Copy word for word the lines in the records below, starting at the line with "What Plotly code" and ending at the line with "sizes = [10, 11, 12, 12, 12, 12]". Skip the pictures.

=== Dataset records ===

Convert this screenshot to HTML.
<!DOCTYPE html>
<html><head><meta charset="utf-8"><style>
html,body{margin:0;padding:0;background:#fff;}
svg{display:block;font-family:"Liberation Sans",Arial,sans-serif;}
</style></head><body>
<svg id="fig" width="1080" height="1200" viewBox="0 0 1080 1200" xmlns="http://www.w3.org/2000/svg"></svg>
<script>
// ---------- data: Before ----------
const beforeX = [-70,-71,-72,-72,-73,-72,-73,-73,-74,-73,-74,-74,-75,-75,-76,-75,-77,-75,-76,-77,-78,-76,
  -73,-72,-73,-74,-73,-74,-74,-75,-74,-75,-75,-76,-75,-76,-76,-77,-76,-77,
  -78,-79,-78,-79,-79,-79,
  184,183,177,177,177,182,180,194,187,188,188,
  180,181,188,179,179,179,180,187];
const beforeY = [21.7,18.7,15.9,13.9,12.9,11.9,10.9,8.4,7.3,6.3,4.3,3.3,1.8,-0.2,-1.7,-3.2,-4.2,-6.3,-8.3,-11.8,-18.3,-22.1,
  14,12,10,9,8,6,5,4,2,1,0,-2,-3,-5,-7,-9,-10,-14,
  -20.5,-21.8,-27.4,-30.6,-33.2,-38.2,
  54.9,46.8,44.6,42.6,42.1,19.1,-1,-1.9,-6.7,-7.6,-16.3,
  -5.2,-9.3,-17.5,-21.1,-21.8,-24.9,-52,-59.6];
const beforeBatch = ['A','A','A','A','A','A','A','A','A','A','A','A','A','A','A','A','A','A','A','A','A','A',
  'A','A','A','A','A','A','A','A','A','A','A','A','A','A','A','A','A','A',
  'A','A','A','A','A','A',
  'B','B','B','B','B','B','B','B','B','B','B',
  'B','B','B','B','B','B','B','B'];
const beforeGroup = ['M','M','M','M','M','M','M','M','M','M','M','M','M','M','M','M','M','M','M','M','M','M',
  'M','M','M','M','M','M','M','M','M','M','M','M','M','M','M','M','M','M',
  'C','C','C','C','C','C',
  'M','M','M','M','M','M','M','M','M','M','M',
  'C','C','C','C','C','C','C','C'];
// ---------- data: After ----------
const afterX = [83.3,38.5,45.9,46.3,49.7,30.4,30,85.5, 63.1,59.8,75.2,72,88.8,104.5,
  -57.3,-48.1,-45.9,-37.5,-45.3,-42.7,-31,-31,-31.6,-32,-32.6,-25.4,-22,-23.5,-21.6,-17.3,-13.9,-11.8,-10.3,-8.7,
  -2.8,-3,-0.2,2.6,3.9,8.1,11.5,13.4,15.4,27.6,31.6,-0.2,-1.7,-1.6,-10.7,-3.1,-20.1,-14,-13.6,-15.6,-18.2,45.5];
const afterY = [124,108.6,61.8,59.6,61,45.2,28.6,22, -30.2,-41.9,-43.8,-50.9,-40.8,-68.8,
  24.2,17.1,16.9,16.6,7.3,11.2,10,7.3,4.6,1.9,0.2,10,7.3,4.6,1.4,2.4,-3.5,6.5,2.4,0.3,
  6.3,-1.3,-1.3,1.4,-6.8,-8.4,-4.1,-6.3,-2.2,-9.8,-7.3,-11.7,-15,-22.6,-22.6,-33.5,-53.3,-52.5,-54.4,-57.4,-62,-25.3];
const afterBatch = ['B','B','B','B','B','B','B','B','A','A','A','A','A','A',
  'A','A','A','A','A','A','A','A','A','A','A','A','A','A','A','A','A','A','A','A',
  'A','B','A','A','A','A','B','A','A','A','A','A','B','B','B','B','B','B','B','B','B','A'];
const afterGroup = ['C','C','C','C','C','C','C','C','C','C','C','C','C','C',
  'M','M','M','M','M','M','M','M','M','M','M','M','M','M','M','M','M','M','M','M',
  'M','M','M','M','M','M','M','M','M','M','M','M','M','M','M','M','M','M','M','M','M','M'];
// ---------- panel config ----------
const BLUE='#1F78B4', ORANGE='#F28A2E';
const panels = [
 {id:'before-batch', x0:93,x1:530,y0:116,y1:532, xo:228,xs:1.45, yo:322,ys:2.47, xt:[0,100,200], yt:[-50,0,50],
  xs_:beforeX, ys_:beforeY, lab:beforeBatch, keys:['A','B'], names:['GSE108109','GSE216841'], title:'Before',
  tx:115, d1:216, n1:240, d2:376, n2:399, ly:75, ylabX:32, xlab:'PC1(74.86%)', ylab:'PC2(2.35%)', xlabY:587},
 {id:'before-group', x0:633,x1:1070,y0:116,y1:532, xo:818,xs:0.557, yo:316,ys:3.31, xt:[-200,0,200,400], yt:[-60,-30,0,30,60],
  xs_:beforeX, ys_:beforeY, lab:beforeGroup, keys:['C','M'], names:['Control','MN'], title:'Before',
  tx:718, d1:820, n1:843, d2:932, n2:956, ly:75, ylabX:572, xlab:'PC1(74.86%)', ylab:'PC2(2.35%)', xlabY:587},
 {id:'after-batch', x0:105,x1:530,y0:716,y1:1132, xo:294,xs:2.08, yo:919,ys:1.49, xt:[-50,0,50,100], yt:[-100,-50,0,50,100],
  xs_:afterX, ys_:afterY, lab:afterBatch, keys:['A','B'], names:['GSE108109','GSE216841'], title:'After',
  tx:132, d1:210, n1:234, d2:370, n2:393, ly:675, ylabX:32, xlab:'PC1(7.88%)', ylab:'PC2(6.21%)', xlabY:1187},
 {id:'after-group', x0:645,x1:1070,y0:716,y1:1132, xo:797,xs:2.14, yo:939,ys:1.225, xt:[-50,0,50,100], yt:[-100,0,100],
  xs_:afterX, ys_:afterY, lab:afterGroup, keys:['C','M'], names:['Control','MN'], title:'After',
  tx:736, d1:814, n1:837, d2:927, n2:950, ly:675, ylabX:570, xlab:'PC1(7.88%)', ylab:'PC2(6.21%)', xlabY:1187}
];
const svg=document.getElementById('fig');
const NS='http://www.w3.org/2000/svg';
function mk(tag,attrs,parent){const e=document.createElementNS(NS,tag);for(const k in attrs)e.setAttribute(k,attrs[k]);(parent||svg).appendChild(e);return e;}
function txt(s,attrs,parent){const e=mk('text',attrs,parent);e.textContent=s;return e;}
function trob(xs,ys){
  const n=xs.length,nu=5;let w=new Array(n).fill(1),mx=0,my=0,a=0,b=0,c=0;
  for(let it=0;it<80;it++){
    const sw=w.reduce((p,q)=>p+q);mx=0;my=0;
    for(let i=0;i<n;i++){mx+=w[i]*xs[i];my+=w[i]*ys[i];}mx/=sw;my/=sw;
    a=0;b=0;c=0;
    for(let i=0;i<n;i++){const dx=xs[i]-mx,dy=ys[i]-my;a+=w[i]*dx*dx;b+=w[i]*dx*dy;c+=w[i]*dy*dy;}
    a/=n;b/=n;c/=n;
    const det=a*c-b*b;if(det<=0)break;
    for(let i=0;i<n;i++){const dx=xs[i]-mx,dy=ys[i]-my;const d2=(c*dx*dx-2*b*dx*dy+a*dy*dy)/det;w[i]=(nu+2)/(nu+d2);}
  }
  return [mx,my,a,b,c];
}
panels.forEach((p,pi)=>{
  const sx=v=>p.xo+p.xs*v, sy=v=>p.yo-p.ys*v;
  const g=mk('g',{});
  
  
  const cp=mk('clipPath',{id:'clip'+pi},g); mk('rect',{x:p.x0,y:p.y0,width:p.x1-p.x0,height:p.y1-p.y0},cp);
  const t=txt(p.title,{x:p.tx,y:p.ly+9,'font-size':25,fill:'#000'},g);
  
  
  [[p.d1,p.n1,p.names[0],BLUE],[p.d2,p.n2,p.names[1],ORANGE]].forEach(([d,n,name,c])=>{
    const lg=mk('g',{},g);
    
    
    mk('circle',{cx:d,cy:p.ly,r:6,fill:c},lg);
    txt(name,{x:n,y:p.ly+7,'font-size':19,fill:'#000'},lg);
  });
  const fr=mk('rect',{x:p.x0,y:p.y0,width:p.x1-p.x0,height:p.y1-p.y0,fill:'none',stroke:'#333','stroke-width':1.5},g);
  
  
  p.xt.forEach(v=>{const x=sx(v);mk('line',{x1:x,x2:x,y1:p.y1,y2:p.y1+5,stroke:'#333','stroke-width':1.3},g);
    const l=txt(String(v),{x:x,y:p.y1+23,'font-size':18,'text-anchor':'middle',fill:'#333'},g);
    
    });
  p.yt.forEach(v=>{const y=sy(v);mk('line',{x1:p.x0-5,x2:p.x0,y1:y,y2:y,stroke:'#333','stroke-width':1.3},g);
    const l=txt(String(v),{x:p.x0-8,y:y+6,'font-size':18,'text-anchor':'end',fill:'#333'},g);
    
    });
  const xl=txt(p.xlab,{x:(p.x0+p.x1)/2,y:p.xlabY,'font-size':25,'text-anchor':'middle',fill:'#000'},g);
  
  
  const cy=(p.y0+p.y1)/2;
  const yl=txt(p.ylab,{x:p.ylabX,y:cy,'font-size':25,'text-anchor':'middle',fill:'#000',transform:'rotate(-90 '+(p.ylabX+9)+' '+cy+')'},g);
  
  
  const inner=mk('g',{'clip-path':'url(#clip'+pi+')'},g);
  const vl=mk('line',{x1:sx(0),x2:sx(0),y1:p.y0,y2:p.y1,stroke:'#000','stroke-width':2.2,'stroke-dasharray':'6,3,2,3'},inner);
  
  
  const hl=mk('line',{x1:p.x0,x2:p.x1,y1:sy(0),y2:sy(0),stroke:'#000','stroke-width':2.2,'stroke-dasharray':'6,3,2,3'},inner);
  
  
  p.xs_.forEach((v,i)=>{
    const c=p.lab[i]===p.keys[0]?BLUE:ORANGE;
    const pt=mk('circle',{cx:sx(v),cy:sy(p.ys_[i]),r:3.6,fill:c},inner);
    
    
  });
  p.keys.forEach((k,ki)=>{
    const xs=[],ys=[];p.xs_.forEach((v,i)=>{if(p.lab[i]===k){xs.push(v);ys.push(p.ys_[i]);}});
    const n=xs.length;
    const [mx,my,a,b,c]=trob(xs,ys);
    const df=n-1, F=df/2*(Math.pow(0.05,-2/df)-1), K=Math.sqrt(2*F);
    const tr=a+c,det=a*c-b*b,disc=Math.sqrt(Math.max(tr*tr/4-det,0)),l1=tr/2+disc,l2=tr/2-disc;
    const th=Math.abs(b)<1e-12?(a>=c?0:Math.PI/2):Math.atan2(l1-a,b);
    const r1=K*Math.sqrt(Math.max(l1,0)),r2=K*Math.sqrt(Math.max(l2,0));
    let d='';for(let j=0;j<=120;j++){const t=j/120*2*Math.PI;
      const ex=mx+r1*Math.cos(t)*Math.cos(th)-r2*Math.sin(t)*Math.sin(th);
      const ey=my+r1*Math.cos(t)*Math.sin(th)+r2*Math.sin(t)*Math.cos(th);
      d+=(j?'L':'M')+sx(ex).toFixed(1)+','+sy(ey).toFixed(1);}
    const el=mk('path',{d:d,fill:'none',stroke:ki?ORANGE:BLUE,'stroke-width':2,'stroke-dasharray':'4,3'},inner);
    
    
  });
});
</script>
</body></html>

===
=== Dataset records ===

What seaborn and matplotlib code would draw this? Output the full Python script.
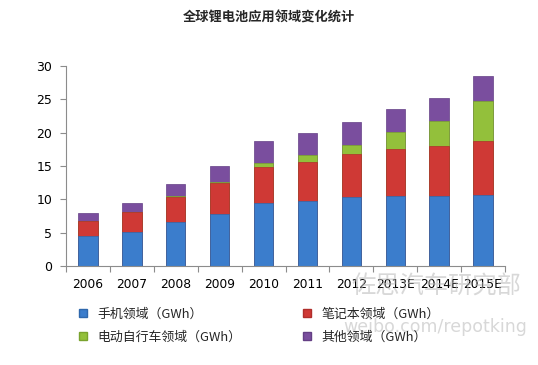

===
=== Dataset records ===

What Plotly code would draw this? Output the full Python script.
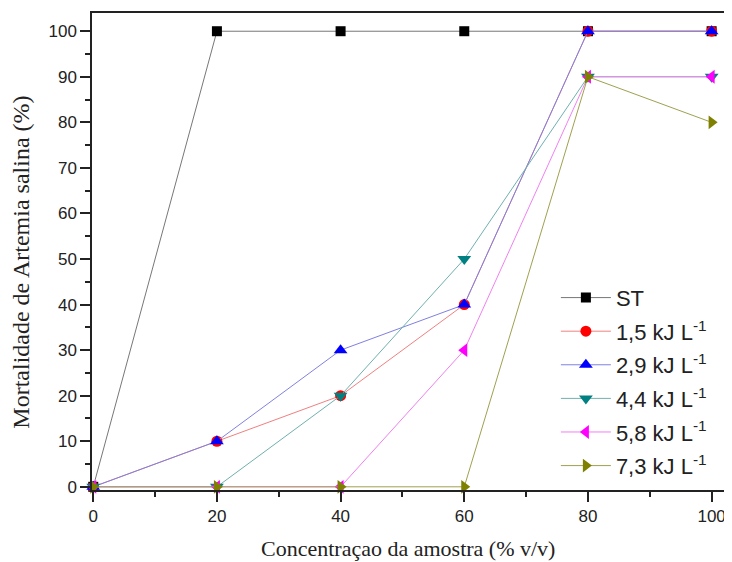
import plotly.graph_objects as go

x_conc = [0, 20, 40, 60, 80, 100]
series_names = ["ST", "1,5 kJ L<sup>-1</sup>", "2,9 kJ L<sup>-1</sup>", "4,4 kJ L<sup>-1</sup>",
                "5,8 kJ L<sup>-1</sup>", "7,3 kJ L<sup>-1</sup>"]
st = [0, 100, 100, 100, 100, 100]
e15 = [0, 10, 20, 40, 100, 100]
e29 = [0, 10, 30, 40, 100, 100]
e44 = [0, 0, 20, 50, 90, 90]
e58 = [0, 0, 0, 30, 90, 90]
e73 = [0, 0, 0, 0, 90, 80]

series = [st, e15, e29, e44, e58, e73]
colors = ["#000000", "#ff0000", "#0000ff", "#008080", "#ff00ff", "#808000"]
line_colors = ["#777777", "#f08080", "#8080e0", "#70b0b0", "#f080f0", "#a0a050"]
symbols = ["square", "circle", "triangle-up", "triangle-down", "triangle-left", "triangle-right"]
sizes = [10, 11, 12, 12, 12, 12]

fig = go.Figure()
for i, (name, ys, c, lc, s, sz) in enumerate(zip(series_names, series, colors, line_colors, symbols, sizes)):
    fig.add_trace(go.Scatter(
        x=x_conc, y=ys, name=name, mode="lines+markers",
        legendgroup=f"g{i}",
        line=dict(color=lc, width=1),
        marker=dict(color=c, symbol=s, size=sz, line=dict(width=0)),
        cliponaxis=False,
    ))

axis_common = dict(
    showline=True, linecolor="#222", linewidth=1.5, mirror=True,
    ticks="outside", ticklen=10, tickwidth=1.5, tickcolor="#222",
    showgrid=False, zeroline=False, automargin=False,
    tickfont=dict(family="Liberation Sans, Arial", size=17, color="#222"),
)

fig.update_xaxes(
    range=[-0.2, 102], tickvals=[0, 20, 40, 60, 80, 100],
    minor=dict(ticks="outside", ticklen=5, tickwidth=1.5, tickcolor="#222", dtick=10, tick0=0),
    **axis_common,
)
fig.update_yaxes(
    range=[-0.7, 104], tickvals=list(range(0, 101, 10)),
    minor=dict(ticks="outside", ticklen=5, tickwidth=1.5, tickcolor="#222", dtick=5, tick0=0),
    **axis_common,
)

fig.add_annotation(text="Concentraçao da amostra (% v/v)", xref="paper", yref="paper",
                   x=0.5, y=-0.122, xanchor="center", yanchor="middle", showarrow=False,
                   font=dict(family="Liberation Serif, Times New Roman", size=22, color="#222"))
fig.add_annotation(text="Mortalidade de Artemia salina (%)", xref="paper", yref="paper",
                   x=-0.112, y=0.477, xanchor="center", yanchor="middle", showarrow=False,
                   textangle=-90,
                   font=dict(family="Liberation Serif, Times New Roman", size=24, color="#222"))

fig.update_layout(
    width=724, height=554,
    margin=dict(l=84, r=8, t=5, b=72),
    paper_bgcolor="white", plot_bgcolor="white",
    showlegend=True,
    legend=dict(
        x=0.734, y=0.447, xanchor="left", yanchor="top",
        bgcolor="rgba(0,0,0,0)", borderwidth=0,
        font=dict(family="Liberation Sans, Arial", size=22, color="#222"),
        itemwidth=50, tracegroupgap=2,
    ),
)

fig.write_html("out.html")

===

#### The response:
What Plotly code would draw this? Output the full Python script.
import plotly.graph_objects as go

x_conc = [0, 20, 40, 60, 80, 100]
series_names = ["ST", "1,5 kJ L<sup>-1</sup>", "2,9 kJ L<sup>-1</sup>", "4,4 kJ L<sup>-1</sup>",
                "5,8 kJ L<sup>-1</sup>", "7,3 kJ L<sup>-1</sup>"]
st = [0, 100, 100, 100, 100, 100]
e15 = [0, 10, 20, 40, 100, 100]
e29 = [0, 10, 30, 40, 100, 100]
e44 = [0, 0, 20, 50, 90, 90]
e58 = [0, 0, 0, 30, 90, 90]
e73 = [0, 0, 0, 0, 90, 80]

series = [st, e15, e29, e44, e58, e73]
colors = ["#000000", "#ff0000", "#0000ff", "#008080", "#ff00ff", "#808000"]
line_colors = ["#777777", "#f08080", "#8080e0", "#70b0b0", "#f080f0", "#a0a050"]
symbols = ["square", "circle", "triangle-up", "triangle-down", "triangle-left", "triangle-right"]
sizes = [10, 11, 12, 12, 12, 12]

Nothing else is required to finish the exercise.